TA confession: I'm sorry, but most of your children (my students) are average

As a former TA (1980s) and professor (1990s) at two different elite universities, I was very aware that grading serves two functions. As a faculty member, I gave what I considered intellectually honest grades on each assignment because I though students deserved and could learn from a realistic assessment of how close or far they were from doing excellent work. Then at the end of the term, I curved so that final grades (i.e. What went to the outside world (including university administrators) and would be used to rank and sort) were consistent AFAICT with campus norms. Not hard to do – same data, just a different scale and no one complains when their final grade is higher than they expected. Basically, I thought I owed my students a first class education but didn’t think that the price of getting one should be a GPA that punished you for your ambition.

As a TA, I did whatever the prof told us to --though the person I taught for the most had a very collaborative approach to grading and worked hard to ensure fairness across sections. The course as a whole had the rep of being a hard one to get an A in.

Abstractly, I would have been delighted to have a class in which everyone earned an A on the intellectually honest scale. And, in that case, I wouldn’t have adopted the conventional curve for final grades. But, in reality, there was never a risk of that. Most of the work I saw was B level work. Acceptable but not stellar in any respect. Had some kids who produced great work, some who produced very promising work, and some who basically shat on paper. I gave detailed and helpful comments on essays and held lots of office hours after returning them. The kids who cared about why they got a low grade generally improved. But most didn’t take advantage of feedback.
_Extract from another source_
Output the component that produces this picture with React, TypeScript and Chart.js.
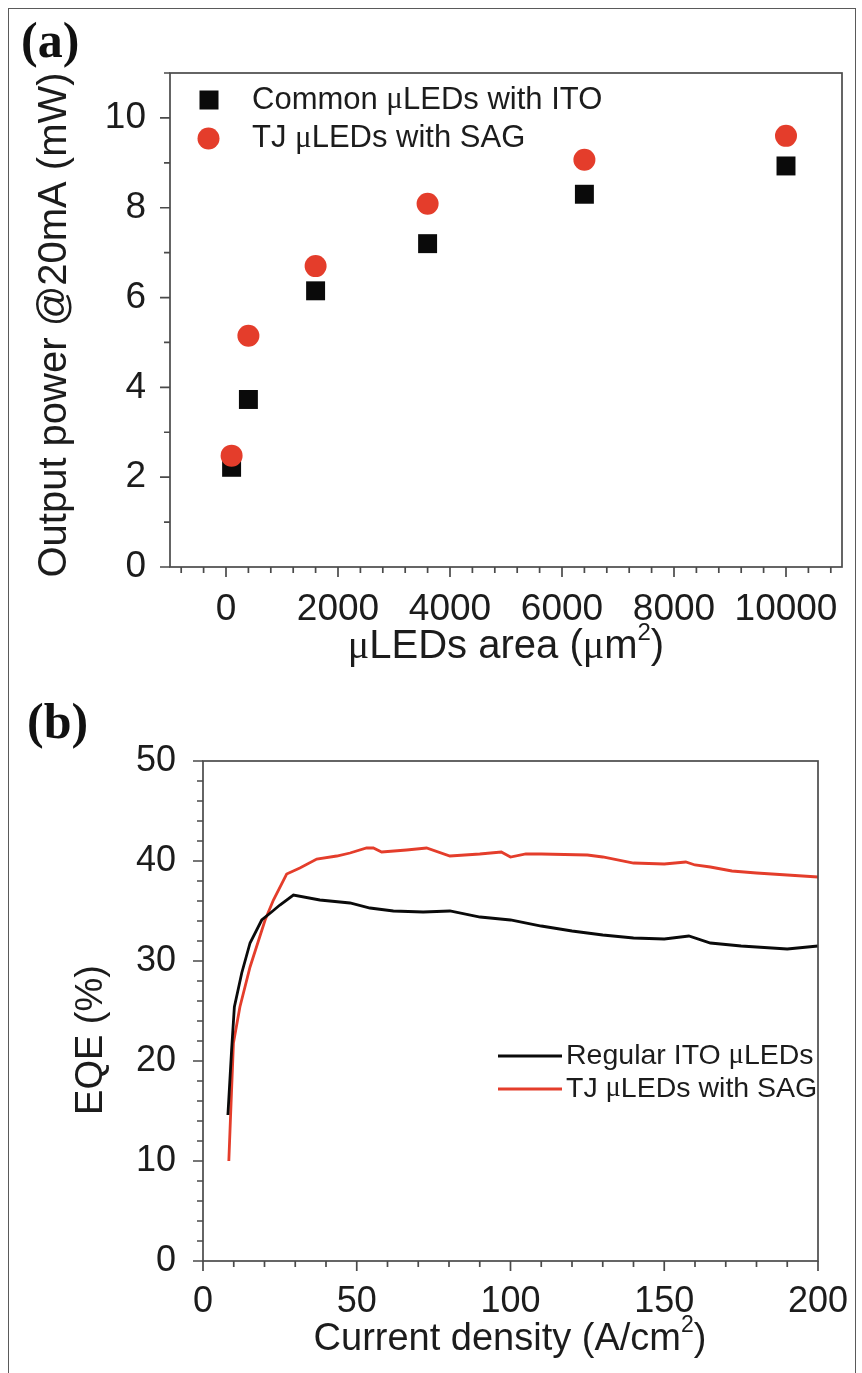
import React, { useEffect, useRef } from "react";
import { Chart, registerables } from "chart.js";

Chart.register(...registerables);

const SANS = '"Liberation Sans", Arial, Helvetica, sans-serif';
const SERIF = '"Liberation Serif", "Times New Roman", serif';
const AXIS_COLOR = "#4a4a4a";
const TEXT_COLOR = "#1c1c1c";
const RED = "#e43d2b";
const BLACK = "#0a0a0a";

// ---------- Panel (a) data ----------
const areaUm2 = [100, 400, 1600, 3600, 6400, 10000];
const powerCommonITO = [2.22, 3.73, 6.15, 7.2, 8.3, 8.93];
const powerTJSAG = [2.48, 5.15, 6.7, 8.09, 9.07, 9.6];
const aXTickLabels = [0, 2000, 4000, 6000, 8000, 10000];
const aYTickLabels = [0, 2, 4, 6, 8, 10];
const aXRange = [-1000, 11000];
const aYRange = [0, 11];
const aXMinorStep = 400;
const aYMinorStep = 1;

// ---------- Panel (b) data ----------
const regX = [8.1, 9.3, 10.2, 12.6, 15.3, 19.1, 22.3, 25, 29.4, 38, 47.8, 54.3, 61.9, 71.6, 80.3, 90.1, 100, 110, 120, 130, 140, 150, 158, 165, 175, 190, 200];
const regEQE = [14.6, 21.1, 25.4, 28.8, 31.8, 34.1, 34.9, 35.6, 36.6, 36.1, 35.8, 35.3, 35.0, 34.9, 35.0, 34.4, 34.1, 33.5, 33.0, 32.6, 32.3, 32.2, 32.5, 31.8, 31.5, 31.2, 31.5];
const tjX = [8.4, 8.9, 9.9, 12.0, 15.3, 20.2, 22.9, 27.2, 31.5, 37, 43.5, 47.8, 53.2, 55.4, 58.1, 66.2, 72.7, 80.3, 90, 97, 100, 105, 110, 125, 130, 140, 150, 157, 160, 165, 172, 180, 190, 200];
const tjEQE = [10, 14, 21.8, 25.4, 29.4, 34.1, 36.1, 38.7, 39.3, 40.2, 40.5, 40.8, 41.3, 41.3, 40.9, 41.1, 41.3, 40.5, 40.7, 40.9, 40.4, 40.7, 40.7, 40.6, 40.4, 39.8, 39.7, 39.9, 39.6, 39.4, 39.0, 38.8, 38.6, 38.4];
const bXTickLabels = [0, 50, 100, 150, 200];
const bYTickLabels = [0, 10, 20, 30, 40, 50];
const bXRange = [0, 200];
const bYRange = [0, 50];
const bXMinorStep = 10;
const bYMinorStep = 2;

type Seg = { t: string; f: string; dy?: number };

function drawRich(ctx: CanvasRenderingContext2D, segs: Seg[], x: number, y: number, align: "left" | "center", rot = 0) {
  ctx.save();
  ctx.translate(x, y);
  if (rot) ctx.rotate(rot);
  ctx.textBaseline = "middle";
  ctx.textAlign = "left";
  ctx.fillStyle = TEXT_COLOR;
  const widths = segs.map((s) => {
    ctx.font = s.f;
    return ctx.measureText(s.t).width;
  });
  const total = widths.reduce((a, b) => a + b, 0);
  let cx = align === "center" ? -total / 2 : 0;
  segs.forEach((s, i) => {
    ctx.font = s.f;
    ctx.fillText(s.t, cx, s.dy || 0);
    cx += widths[i];
  });
  ctx.restore();
}

function muSegs(text: string, size: number): Seg[] {
  const parts = text.split("μ");
  const out: Seg[] = [];
  parts.forEach((p, i) => {
    if (i > 0) out.push({ t: "μ", f: `${size}px ${SERIF}` });
    if (p) out.push({ t: p, f: `${size}px ${SANS}` });
  });
  return out;
}

function buildTicks(min: number, max: number, step: number) {
  const out: number[] = [];
  for (let v = Math.ceil(min / step) * step; v <= max + 1e-9; v += step) {
    out.push(Math.round(v * 1000) / 1000);
  }
  return out;
}

function makeAxis(range: number[], step: number, labels: number[], fontSize: number, padding: number, fixed: number, horizontal: boolean) {
  return {
    type: "linear",
    min: range[0],
    max: range[1],
    grid: { display: false },
    border: { display: false },
    afterBuildTicks: (s: any) => {
      s.ticks = buildTicks(range[0], range[1], step).map((v) => ({ value: v }));
    },
    afterFit: (s: any) => {
      if (horizontal) s.height = fixed;
      else s.width = fixed;
    },
    ticks: {
      autoSkip: false,
      maxRotation: 0,
      minRotation: 0,
      padding,
      color: TEXT_COLOR,
      font: { family: SANS, size: fontSize, lineHeight: 1.2 },
      callback: (v: any) => (labels.includes(Number(v)) ? String(v) : ""),
    },
  };
}

function frameAndTicks(xMajor: number[], yMajor: number[]) {
  return {
    id: "frameTicks",
    afterDraw(chart: any) {
      const { ctx, chartArea: a, scales } = chart;
      ctx.save();
      ctx.strokeStyle = AXIS_COLOR;
      ctx.lineWidth = 1.7;
      ctx.strokeRect(a.left, a.top, a.right - a.left, a.bottom - a.top);
      ctx.beginPath();
      for (const t of scales.x.ticks) {
        const p = scales.x.getPixelForValue(t.value);
        const len = xMajor.includes(t.value) ? 10 : 6;
        ctx.moveTo(p, a.bottom);
        ctx.lineTo(p, a.bottom + len);
      }
      for (const t of scales.y.ticks) {
        const p = scales.y.getPixelForValue(t.value);
        const len = yMajor.includes(t.value) ? 10 : 6;
        ctx.moveTo(a.left, p);
        ctx.lineTo(a.left - len, p);
      }
      ctx.stroke();
      ctx.restore();
    },
  };
}

const textA = {
  id: "textA",
  afterDraw(chart: any) {
    const ctx: CanvasRenderingContext2D = chart.ctx;
    ctx.save();
    ctx.fillStyle = "#111";
    ctx.font = `bold 50px ${SERIF}`;
    ctx.textBaseline = "alphabetic";
    ctx.fillText("(a)", 21, 57);
    ctx.restore();
    drawRich(ctx, [{ t: "Output power @20mA (mW)", f: `40px ${SANS}` }], 55, 325, "center", -Math.PI / 2);
    drawRich(
      ctx,
      [
        { t: "μ", f: `40px ${SERIF}` },
        { t: "LEDs area (", f: `40px ${SANS}` },
        { t: "μ", f: `40px ${SERIF}` },
        { t: "m", f: `40px ${SANS}` },
        { t: "2", f: `24px ${SANS}`, dy: -14 },
        { t: ")", f: `40px ${SANS}` },
      ],
      506,
      647,
      "center"
    );
    const rows = [100, 138.5];
    chart.data.datasets.forEach((ds: any, i: number) => {
      const y = rows[i];
      ctx.save();
      ctx.fillStyle = ds.backgroundColor;
      if (ds.pointStyle === "rect") {
        ctx.fillRect(209 - 9.5, y - 9.5, 19, 19);
      } else {
        ctx.beginPath();
        ctx.arc(208.5, y, 11, 0, Math.PI * 2);
        ctx.fill();
      }
      ctx.restore();
      drawRich(ctx, muSegs(ds.label, 31), 252, y, "left");
    });
  },
};

const textB = {
  id: "textB",
  afterDraw(chart: any) {
    const ctx: CanvasRenderingContext2D = chart.ctx;
    ctx.save();
    ctx.fillStyle = "#111";
    ctx.font = `bold 50px ${SERIF}`;
    ctx.textBaseline = "alphabetic";
    ctx.fillText("(b)", 27, 48);
    ctx.restore();
    drawRich(ctx, [{ t: "EQE (%)", f: `38px ${SANS}` }], 92, 350, "center", -Math.PI / 2);
    drawRich(
      ctx,
      [
        { t: "Current density (A/cm", f: `38px ${SANS}` },
        { t: "2", f: `23px ${SANS}`, dy: -14 },
        { t: ")", f: `38px ${SANS}` },
      ],
      510,
      650,
      "center"
    );
    const rows = [366, 399];
    chart.data.datasets.forEach((ds: any, i: number) => {
      const y = rows[i];
      ctx.save();
      ctx.strokeStyle = ds.borderColor;
      ctx.lineWidth = 2.8;
      ctx.beginPath();
      ctx.moveTo(498, y);
      ctx.lineTo(562, y);
      ctx.stroke();
      ctx.restore();
      drawRich(ctx, muSegs(ds.label, 28.5), 566, y, "left");
    });
  },
};

export default function App() {
  const refA = useRef<HTMLCanvasElement | null>(null);
  const refB = useRef<HTMLCanvasElement | null>(null);

  useEffect(() => {
    if (!refA.current || !refB.current) return;
    const chartA = new Chart(refA.current, {
      type: "scatter",
      data: {
        datasets: [
          {
            label: "Common μLEDs with ITO",
            data: areaUm2.map((x, i) => ({ x, y: powerCommonITO[i] })),
            pointStyle: "rect",
            pointRadius: 13.4,
            backgroundColor: BLACK,
            borderColor: BLACK,
            borderWidth: 0,
            showLine: false,
            order: 2,
          },
          {
            label: "TJ μLEDs with SAG",
            data: areaUm2.map((x, i) => ({ x, y: powerTJSAG[i] })),
            pointStyle: "circle",
            pointRadius: 11,
            backgroundColor: RED,
            borderColor: RED,
            borderWidth: 0,
            showLine: false,
            order: 1,
          },
        ],
      },
      options: {
        responsive: false,
        animation: false,
        devicePixelRatio: 1,
        layout: { padding: { left: 10, right: 20, top: 73, bottom: 0 } },
        plugins: { legend: { display: false }, tooltip: { enabled: false } },
        scales: {
          x: makeAxis(aXRange, aXMinorStep, aXTickLabels, 37, 12.5, 123, true) as any,
          y: makeAxis(aYRange, aYMinorStep, aYTickLabels, 37, 16, 160, false) as any,
        },
      },
      plugins: [frameAndTicks(aXTickLabels, aYTickLabels), textA],
    } as any);

    const chartB = new Chart(refB.current, {
      type: "line",
      data: {
        datasets: [
          {
            label: "Regular ITO μLEDs",
            data: regX.map((x, i) => ({ x, y: regEQE[i] })),
            borderColor: BLACK,
            backgroundColor: BLACK,
            borderWidth: 2.8,
            pointRadius: 0,
            tension: 0,
            fill: false,
          },
          {
            label: "TJ μLEDs with SAG",
            data: tjX.map((x, i) => ({ x, y: tjEQE[i] })),
            borderColor: RED,
            backgroundColor: RED,
            borderWidth: 2.8,
            pointRadius: 0,
            tension: 0,
            fill: false,
          },
        ],
      },
      options: {
        responsive: false,
        animation: false,
        devicePixelRatio: 1,
        layout: { padding: { left: 10, right: 44, top: 71, bottom: 0 } },
        plugins: { legend: { display: false }, tooltip: { enabled: false } },
        scales: {
          x: makeAxis(bXRange, bXMinorStep, bXTickLabels, 36, 11.4, 112, true) as any,
          y: makeAxis(bYRange, bYMinorStep, bYTickLabels, 36, 19, 193, false) as any,
        },
      },
      plugins: [frameAndTicks(bXTickLabels, bYTickLabels), textB],
    } as any);

    return () => {
      chartA.destroy();
      chartB.destroy();
    };
  }, []);

  return (
    <div style={{ position: "absolute", left: 0, top: 0, width: 862, height: 1373, background: "#fff", overflow: "hidden" }}>
      <div
        style={{
          position: "absolute",
          left: 8,
          top: 8,
          width: 848,
          height: 1420,
          border: "1.5px solid #5a5a5a",
          boxSizing: "border-box",
        }}
      />
      <canvas ref={refA} width={862} height={690} style={{ position: "absolute", left: 0, top: 0, display: "block" }} />
      <canvas ref={refB} width={862} height={683} style={{ position: "absolute", left: 0, top: 690, display: "block" }} />
    </div>
  );
}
One interesting data point for me came from anonymous surveys I conducted of time spent reading/studying outside of class. Very few students reported more than 2 hours a week (in a course where readings probably averaged 250 pages a week). It was a real shocker to me because, as an undergrad at a peer institution I probably spent over 10 hours a week per class on coursework. That wasn’t abnormal among my college friends, but, in retrospect, we may have been atypical.